Source data:

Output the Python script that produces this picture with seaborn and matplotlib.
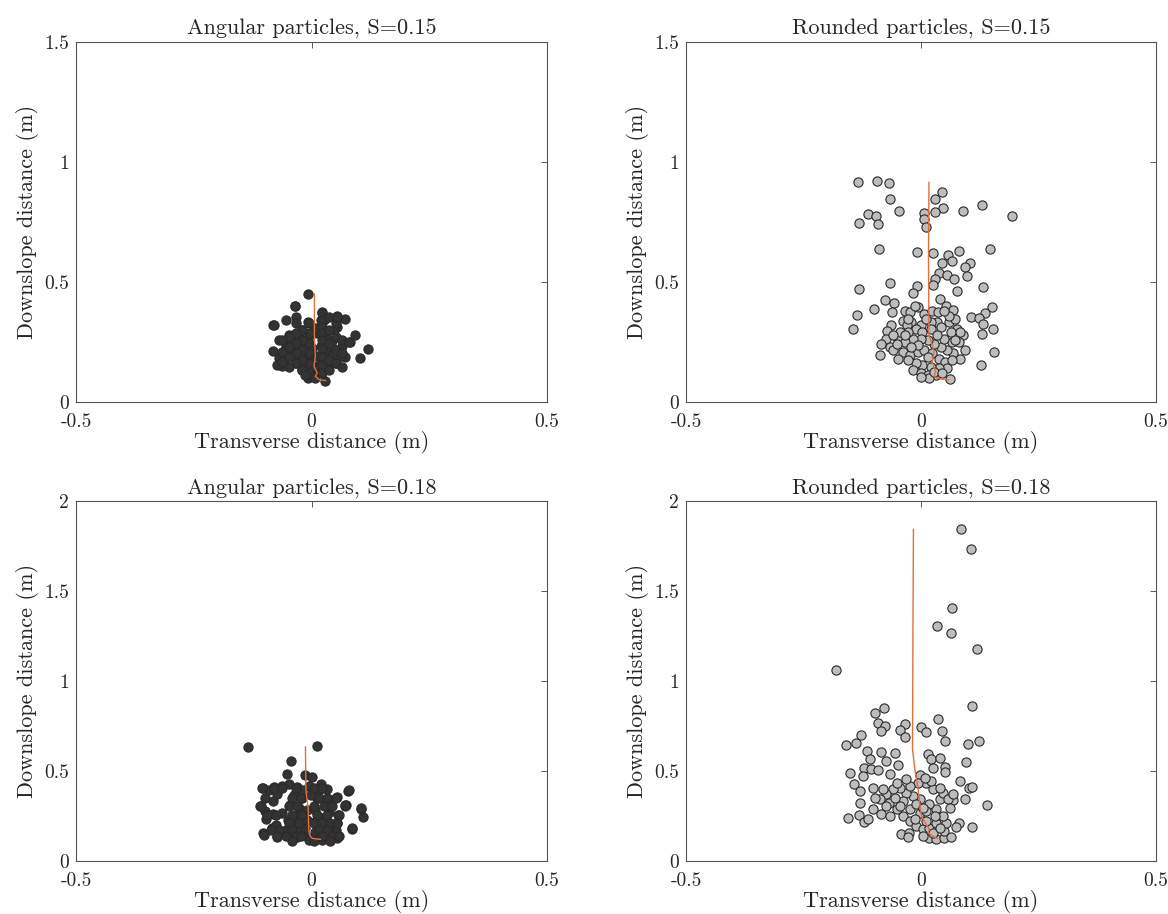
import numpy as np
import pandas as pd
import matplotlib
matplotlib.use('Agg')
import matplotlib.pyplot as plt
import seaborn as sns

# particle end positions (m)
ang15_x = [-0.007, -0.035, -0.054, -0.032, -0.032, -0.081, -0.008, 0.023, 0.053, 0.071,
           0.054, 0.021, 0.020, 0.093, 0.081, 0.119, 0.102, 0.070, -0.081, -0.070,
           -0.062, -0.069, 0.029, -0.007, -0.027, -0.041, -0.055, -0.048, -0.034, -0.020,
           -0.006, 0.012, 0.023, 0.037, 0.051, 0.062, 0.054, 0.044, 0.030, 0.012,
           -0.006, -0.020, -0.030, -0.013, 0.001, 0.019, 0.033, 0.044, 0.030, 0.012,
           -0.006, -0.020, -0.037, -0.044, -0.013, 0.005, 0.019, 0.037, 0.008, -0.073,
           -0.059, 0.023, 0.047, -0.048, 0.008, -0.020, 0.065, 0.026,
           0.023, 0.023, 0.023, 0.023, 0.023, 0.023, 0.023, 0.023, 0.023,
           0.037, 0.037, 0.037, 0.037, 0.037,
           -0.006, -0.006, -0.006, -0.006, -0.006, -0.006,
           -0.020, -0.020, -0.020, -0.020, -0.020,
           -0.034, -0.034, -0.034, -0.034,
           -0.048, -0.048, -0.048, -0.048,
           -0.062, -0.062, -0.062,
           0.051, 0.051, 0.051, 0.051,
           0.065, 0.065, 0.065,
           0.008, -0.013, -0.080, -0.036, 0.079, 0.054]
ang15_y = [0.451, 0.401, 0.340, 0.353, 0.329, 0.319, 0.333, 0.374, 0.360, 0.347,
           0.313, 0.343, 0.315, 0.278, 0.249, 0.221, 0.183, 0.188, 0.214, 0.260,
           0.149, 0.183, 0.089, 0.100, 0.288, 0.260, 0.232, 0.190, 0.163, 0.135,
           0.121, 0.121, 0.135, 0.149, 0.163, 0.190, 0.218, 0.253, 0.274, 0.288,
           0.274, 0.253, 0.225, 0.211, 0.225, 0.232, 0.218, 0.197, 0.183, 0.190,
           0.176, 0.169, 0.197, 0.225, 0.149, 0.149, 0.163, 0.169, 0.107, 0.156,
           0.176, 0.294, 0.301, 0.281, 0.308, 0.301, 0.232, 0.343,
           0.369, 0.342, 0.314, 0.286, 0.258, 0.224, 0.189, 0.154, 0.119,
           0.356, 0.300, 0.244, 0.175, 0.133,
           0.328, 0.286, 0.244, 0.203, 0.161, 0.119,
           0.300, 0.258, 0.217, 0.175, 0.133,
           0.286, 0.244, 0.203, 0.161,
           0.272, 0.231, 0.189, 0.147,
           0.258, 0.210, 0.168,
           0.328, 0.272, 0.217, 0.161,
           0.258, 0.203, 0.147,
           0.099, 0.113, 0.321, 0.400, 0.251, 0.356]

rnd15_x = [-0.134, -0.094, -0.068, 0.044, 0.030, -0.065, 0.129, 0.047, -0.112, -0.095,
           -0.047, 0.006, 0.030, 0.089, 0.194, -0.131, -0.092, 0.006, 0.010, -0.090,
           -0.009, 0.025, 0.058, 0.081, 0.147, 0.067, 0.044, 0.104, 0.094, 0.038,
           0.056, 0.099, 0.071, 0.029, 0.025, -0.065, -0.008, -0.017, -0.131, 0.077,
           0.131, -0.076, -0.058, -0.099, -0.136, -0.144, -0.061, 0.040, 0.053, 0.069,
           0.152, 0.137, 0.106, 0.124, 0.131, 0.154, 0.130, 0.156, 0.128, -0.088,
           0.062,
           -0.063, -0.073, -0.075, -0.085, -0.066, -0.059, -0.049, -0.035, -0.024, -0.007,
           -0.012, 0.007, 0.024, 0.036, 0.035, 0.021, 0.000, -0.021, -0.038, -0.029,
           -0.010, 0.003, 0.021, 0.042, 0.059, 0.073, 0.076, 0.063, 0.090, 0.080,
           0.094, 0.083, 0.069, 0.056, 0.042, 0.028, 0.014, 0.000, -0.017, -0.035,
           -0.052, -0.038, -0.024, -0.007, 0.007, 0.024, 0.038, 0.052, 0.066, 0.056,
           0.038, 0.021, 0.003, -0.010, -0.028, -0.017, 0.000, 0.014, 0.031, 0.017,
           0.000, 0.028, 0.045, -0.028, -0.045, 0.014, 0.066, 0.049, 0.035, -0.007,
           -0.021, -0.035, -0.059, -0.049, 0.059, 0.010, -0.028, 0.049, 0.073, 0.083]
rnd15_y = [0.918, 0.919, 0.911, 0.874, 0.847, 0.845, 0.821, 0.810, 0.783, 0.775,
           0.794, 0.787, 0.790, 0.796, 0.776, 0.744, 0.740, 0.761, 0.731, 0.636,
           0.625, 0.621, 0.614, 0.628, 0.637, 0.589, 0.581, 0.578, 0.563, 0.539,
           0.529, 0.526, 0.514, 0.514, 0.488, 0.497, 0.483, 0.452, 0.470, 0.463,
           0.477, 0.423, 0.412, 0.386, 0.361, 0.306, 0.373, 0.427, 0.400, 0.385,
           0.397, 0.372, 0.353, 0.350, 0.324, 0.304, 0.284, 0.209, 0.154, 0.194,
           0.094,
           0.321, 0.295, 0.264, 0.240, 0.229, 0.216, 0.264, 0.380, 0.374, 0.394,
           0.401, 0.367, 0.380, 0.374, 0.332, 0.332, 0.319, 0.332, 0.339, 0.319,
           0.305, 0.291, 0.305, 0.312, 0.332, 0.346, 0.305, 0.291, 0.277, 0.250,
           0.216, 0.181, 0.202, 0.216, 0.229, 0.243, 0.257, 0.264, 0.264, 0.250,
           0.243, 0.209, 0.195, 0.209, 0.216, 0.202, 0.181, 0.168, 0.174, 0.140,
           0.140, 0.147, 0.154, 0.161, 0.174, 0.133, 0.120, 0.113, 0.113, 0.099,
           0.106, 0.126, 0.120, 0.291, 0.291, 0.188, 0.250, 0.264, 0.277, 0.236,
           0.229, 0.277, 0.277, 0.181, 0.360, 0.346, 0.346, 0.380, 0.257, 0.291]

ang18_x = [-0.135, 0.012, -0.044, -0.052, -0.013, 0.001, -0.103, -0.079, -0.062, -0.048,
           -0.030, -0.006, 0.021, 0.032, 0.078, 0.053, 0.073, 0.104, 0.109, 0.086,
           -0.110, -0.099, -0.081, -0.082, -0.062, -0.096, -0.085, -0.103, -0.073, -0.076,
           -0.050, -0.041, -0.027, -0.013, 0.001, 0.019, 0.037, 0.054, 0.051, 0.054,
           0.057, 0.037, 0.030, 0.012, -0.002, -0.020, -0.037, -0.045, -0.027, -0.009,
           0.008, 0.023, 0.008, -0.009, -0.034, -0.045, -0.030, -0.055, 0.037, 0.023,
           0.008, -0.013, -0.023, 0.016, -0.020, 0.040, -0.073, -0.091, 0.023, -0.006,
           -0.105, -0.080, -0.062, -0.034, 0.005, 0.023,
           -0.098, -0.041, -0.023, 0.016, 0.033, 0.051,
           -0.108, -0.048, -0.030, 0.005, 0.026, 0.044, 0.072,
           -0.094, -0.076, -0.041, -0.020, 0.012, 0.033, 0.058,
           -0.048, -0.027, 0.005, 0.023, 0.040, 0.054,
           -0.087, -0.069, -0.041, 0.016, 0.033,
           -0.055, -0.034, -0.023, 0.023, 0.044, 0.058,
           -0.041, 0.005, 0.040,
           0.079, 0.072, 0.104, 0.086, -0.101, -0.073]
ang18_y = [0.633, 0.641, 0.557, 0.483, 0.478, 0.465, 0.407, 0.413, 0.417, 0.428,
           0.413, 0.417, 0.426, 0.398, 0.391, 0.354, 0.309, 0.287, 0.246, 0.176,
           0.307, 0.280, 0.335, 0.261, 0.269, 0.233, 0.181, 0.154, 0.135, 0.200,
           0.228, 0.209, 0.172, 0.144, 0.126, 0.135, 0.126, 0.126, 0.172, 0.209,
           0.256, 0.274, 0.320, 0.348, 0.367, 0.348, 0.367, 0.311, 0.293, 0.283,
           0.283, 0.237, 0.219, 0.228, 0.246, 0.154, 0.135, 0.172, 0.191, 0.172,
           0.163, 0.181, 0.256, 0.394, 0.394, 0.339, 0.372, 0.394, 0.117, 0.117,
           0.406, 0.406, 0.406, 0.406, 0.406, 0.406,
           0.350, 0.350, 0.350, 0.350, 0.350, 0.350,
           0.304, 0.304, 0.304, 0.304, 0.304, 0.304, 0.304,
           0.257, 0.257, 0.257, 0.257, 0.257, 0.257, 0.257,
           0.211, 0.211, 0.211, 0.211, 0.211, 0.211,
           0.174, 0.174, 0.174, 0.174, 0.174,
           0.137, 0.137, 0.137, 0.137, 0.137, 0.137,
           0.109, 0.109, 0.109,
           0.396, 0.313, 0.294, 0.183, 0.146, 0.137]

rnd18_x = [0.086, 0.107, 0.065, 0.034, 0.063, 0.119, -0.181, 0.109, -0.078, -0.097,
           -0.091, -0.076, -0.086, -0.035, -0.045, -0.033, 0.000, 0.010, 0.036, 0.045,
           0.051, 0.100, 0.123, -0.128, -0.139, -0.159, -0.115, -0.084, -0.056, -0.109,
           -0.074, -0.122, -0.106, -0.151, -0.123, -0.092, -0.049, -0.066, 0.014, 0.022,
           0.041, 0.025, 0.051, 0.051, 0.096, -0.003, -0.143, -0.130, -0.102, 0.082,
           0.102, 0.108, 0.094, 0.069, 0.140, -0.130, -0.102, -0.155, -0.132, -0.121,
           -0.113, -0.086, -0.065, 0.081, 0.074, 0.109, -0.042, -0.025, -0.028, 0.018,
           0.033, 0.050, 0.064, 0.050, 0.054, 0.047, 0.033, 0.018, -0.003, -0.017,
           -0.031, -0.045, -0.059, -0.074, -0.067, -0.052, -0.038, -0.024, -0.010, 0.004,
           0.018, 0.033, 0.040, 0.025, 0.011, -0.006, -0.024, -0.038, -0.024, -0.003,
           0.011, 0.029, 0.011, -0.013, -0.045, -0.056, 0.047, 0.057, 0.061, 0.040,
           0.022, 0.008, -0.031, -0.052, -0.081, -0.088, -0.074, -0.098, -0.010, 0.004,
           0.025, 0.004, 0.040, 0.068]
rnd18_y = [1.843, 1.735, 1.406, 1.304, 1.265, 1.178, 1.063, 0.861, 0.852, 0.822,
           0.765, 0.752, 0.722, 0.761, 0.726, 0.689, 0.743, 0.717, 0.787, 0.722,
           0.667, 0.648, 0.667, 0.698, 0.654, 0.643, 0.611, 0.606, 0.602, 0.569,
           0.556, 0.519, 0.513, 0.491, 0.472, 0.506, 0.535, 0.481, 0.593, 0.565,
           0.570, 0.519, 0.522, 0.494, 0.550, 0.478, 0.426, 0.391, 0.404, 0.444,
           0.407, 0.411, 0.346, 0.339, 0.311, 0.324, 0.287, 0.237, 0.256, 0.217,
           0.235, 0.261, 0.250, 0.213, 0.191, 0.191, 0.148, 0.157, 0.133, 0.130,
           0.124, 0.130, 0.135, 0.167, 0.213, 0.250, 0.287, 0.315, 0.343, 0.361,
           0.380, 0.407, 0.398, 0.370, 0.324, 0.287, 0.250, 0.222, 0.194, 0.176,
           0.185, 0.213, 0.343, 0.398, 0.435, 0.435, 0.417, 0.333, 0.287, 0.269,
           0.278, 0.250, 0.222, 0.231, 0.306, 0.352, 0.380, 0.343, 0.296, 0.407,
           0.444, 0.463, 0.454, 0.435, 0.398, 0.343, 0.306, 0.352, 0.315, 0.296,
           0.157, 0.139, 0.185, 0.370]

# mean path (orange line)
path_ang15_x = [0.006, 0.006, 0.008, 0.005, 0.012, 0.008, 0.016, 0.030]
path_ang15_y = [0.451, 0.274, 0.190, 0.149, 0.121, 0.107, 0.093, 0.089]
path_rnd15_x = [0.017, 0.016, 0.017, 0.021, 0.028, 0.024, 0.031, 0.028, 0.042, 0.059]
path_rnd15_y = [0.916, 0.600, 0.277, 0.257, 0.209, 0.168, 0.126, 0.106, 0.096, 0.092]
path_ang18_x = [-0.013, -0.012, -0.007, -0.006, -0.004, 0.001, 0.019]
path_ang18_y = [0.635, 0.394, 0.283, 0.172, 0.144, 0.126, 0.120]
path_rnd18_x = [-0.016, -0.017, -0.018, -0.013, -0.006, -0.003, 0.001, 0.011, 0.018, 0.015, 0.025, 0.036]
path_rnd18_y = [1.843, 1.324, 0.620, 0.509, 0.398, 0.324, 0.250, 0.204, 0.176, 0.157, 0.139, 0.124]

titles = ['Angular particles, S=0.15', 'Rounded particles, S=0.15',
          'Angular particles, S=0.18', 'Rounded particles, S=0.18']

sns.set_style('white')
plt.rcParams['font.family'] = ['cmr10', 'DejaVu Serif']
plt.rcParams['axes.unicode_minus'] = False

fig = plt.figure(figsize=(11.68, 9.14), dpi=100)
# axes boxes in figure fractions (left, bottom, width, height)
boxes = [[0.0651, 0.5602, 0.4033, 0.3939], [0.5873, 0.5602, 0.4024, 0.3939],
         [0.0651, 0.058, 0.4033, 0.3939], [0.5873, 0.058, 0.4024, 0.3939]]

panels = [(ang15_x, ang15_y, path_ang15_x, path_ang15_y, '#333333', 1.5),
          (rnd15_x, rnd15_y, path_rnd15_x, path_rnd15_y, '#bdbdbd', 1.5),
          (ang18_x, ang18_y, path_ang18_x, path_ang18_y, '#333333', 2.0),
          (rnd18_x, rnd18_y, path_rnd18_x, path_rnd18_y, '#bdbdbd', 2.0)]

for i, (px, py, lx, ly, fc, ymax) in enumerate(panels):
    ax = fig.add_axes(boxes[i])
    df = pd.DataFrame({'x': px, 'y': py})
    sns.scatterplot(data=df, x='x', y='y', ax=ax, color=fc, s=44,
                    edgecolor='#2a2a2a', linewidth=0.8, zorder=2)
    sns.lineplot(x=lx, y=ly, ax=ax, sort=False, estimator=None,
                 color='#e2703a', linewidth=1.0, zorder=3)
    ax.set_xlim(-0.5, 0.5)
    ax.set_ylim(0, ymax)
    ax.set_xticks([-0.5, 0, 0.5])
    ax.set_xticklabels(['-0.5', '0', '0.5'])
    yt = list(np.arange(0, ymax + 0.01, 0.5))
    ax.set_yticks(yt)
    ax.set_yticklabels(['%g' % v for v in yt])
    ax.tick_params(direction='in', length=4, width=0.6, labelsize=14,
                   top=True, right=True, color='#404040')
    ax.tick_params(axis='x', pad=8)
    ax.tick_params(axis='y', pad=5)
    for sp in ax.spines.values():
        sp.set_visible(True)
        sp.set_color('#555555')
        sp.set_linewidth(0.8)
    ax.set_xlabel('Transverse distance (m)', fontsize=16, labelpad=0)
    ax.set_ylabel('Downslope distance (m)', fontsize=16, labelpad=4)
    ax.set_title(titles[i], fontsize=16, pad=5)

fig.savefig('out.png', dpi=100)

Task description: Exactly as they appear, print the lines of the listing above from its first line through the line that contains "import seaborn as sns", minus the pictures.

Task output:
Output the Python script that produces this picture with seaborn and matplotlib.
import numpy as np
import pandas as pd
import matplotlib
matplotlib.use('Agg')
import matplotlib.pyplot as plt
import seaborn as sns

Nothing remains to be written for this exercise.